Unutmayalım ki, en karanlık anlarda bile içimizde bir umut ışığı vardır. Özgürlük için savaştığımızda, zorlukların üstesinden gelebiliriz. Teşekkür ederim.
10. ETKİNLİK
Soru : Forsa” adlı metnin konusundan ve ana fikrinden hareketle defterinize hikâye edici bir metin yazınız. Yazdığınız metne uygun bir başlık bulunuz. Metninizi gözden geçirirken varsa yazım ve noktalama hatalarını düzeltiniz. Yazdığınız metni sınıfta arkadaşlarınıza okuyunuz.
Cevap:
Başlık: Esaretin Kılıcı
Bir zamanlar, denizlerin derinliklerinde cesur bir savaşçı yaşardı. Adı Kara Memiş olan bu adam, savaşlarda gösterdiği cesaretle tanınırdı. Bir gün, Malta korsanları tarafından pusuya düşürüldü ve esir alındı. Zindanda, korkunç şartlar altında yaşamak zorunda kaldı. Ancak Kara Memiş, inancını ve güçlü karakterini asla kaybetmedi.
Zindanda geçen günler, onun için bir ceza değil, bir sınav oldu. Her sabah namazını kılarak kendini ruhsal olarak beslemeyi başardı. Arkadaşları, onun bu kararlılığından etkilenmişti. “Kara Memiş bile bu zor günlerde bile güçlü kalabiliyorsa, biz de kalmalıyız!” dediler birbirlerine.
Bir gün, oğlu Turgut zindana geldi. Kapı açıldığında, içeri girdiğinde babasını görünce gözleri doldu. Kara Memiş, yüzündeki çatlakları ve yorgun görünümüne rağmen gençleşmiş bir kaplan gibi duruyordu. Turgut, babasının kararlılığını ve cesaretini gördüğünde, ona daha fazla saygı duydu. Babasının kendisine olan sevgisini hissetti.
Turgut, “Babacığım, seni asla unutmuyorum. Birlikte özgürlüğe ulaşacağız!” dedi. Kara Memiş, oğlunun gözlerindeki cesareti gördü ve ona, “Unutma evlat, esaret ruhu öldüremez!” diyerek cevap verdi.
Günler geçtikçe, özgürlük hayaliyle dolup taşan Kara Memiş, zindanın kalın duvarlarını aşmak için planlar yapmaya başladı. Onun içindeki savaşçı ruh, esareti kabul etmiyordu. Arkadaşlarıyla birlikte bir gece, zindanı terk etme planını uygulamaya karar verdiler.
Plan başarıyla uygulandı ve Kara Memiş, oğlu Turgut ile birlikte özgürlüğüne kavuştu.
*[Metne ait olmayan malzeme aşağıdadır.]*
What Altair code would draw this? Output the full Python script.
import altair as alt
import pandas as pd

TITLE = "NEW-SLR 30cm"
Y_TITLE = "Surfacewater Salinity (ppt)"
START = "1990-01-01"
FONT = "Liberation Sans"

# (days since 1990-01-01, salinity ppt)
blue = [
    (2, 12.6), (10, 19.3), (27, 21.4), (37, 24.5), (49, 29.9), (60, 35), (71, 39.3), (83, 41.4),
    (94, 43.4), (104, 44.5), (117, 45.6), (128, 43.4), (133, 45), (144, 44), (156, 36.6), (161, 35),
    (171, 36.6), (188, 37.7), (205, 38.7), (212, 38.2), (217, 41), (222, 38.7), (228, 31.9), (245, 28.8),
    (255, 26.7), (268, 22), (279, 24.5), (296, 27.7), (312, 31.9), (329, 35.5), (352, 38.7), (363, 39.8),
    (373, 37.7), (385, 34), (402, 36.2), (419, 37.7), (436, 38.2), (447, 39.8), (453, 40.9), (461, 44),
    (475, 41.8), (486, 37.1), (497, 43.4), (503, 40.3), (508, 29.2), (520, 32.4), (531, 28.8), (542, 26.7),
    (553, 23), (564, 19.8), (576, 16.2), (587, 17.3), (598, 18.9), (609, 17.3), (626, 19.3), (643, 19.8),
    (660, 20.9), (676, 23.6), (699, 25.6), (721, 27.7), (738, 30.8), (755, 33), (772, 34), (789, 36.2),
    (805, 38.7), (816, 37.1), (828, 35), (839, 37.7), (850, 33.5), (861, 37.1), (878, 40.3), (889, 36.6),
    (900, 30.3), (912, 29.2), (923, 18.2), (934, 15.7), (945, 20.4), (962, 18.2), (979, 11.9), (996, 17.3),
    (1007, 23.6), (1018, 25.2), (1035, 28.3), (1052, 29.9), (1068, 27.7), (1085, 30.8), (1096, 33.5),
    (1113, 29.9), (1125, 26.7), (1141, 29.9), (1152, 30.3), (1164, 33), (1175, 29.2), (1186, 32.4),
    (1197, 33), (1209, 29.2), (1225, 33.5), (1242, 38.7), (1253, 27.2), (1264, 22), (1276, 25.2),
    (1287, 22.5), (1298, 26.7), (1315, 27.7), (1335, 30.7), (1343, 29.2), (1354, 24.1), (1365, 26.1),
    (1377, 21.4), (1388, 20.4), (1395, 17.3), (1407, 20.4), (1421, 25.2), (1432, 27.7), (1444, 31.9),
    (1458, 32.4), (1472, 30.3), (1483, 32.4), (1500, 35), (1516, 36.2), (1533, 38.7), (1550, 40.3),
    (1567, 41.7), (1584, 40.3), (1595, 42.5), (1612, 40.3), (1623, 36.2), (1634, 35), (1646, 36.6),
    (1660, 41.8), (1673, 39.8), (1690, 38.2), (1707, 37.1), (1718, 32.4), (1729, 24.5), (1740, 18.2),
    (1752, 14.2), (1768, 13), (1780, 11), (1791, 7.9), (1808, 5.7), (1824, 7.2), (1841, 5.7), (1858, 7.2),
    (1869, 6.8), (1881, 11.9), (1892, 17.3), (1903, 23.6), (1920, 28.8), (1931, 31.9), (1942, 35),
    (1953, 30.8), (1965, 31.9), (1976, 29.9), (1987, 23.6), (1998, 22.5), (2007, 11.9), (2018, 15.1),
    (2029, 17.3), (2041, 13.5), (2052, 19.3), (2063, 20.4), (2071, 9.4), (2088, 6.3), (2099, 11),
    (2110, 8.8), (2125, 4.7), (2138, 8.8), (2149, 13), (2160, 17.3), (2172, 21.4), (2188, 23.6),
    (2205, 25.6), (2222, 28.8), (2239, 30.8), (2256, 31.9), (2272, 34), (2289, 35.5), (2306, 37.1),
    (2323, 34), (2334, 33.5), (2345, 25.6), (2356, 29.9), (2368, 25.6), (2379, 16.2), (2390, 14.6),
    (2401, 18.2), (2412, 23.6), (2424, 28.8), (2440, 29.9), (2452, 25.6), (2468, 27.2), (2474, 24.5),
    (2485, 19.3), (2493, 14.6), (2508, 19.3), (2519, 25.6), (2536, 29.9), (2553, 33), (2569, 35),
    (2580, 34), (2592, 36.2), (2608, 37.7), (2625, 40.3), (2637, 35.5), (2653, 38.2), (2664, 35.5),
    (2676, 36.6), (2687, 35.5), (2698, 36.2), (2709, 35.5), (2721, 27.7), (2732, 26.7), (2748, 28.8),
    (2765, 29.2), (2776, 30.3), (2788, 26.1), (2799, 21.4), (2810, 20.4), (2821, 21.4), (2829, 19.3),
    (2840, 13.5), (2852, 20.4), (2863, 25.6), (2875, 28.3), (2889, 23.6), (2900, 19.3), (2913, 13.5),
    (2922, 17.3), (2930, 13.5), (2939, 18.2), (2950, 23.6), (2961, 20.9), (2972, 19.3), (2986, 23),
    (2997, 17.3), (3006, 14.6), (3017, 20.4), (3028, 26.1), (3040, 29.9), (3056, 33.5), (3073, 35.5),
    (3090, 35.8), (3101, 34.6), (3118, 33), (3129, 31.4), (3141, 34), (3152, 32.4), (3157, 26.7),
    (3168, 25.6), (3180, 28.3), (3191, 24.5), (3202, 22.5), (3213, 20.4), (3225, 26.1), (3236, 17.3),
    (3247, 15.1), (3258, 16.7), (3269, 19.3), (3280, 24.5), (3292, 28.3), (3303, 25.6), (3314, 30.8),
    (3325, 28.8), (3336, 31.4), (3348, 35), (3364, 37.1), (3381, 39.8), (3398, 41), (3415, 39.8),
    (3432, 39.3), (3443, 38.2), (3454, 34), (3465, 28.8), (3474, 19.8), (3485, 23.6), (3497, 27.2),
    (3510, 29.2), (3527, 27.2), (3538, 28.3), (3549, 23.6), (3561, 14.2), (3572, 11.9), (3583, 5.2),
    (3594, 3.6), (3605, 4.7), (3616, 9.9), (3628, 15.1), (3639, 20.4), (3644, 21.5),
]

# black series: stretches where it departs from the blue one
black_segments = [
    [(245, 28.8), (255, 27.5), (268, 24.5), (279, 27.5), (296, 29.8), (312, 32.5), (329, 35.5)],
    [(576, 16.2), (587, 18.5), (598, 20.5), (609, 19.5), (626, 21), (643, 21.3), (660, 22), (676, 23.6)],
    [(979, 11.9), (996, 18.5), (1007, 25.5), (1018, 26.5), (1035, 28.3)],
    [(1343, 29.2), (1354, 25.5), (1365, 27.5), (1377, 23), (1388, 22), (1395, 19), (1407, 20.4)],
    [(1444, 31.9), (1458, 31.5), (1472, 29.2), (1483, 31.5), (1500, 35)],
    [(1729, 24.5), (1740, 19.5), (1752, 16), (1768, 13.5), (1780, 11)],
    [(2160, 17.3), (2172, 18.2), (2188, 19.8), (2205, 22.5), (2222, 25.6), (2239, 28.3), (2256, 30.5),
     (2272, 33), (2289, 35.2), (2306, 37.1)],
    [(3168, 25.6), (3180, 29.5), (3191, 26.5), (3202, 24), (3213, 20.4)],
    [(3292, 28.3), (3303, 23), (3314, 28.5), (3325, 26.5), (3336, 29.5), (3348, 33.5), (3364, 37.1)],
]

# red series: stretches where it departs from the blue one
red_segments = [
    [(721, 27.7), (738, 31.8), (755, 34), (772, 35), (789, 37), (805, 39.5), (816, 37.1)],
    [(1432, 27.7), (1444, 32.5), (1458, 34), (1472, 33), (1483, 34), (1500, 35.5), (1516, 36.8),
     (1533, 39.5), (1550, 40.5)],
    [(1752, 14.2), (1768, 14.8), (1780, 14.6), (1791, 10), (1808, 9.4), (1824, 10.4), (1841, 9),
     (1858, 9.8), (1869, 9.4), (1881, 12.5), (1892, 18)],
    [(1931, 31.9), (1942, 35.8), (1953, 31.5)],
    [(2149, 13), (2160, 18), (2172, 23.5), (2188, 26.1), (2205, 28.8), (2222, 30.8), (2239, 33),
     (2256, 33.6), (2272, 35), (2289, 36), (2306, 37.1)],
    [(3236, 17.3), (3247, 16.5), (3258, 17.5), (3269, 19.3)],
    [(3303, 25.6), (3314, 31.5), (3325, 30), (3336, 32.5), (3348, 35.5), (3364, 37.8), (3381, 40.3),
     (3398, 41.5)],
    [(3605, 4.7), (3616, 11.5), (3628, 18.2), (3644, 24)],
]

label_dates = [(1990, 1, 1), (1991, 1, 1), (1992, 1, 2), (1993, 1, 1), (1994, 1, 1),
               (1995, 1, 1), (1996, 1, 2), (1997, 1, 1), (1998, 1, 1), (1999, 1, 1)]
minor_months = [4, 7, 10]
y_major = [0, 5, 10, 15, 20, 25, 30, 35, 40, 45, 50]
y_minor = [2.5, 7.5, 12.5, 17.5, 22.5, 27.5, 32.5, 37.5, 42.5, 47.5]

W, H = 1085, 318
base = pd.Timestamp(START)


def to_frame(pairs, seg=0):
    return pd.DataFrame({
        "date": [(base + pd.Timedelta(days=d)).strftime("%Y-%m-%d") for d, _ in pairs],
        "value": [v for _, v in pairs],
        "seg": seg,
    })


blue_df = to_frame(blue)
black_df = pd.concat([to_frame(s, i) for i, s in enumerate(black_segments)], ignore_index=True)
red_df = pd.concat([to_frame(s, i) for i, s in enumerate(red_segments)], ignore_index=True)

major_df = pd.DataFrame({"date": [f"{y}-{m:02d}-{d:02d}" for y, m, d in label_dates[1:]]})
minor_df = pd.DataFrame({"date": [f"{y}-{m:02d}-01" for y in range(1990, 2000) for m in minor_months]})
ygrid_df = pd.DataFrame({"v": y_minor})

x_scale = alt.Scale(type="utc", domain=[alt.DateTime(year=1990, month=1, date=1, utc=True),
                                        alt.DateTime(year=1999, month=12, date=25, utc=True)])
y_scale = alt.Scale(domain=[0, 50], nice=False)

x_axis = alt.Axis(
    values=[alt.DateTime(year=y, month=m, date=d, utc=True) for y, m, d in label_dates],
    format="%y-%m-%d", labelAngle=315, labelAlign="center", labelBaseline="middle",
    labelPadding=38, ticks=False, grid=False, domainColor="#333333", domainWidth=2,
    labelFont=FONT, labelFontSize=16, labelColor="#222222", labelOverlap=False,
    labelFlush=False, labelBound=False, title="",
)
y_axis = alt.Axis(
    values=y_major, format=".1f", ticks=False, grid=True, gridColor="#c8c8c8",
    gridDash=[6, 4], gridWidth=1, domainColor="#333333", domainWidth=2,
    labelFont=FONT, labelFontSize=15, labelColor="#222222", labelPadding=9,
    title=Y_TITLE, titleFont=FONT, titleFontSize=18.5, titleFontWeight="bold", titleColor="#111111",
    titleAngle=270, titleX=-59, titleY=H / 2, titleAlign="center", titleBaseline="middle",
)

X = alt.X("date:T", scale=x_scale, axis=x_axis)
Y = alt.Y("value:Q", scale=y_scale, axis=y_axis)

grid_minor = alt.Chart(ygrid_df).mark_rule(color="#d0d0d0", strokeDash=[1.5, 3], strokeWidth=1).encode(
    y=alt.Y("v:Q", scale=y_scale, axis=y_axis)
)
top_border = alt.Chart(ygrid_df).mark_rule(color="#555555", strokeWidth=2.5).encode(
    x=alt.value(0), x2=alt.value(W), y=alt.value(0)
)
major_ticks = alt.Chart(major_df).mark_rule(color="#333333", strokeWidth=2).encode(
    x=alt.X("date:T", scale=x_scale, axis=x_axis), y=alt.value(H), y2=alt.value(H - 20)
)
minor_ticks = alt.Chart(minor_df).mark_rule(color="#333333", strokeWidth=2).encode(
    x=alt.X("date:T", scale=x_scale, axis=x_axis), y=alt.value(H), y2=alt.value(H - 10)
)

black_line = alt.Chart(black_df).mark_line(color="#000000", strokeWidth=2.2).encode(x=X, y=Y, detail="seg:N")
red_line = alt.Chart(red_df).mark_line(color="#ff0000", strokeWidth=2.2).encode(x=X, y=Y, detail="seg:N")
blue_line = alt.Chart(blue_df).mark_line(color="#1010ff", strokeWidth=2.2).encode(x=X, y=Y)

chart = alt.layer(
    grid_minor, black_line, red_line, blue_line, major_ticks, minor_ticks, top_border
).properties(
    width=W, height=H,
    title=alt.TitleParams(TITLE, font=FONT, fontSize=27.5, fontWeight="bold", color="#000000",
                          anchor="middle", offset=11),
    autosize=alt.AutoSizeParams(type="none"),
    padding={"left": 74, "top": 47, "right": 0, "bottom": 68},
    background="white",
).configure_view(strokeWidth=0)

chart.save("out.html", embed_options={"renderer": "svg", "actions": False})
Artık yeni bir hayat, yeni bir mücadele bekliyordu. Bu hikaye, her ne olursa olsun inanç ve cesaretin asla kaybedilmeyeceğini anlatan bir ders oldu.
Kara Memiş, bir kez daha denizlerin özgür ruhuyla bütünleşti ve kendi kaderini yeniden yazdı.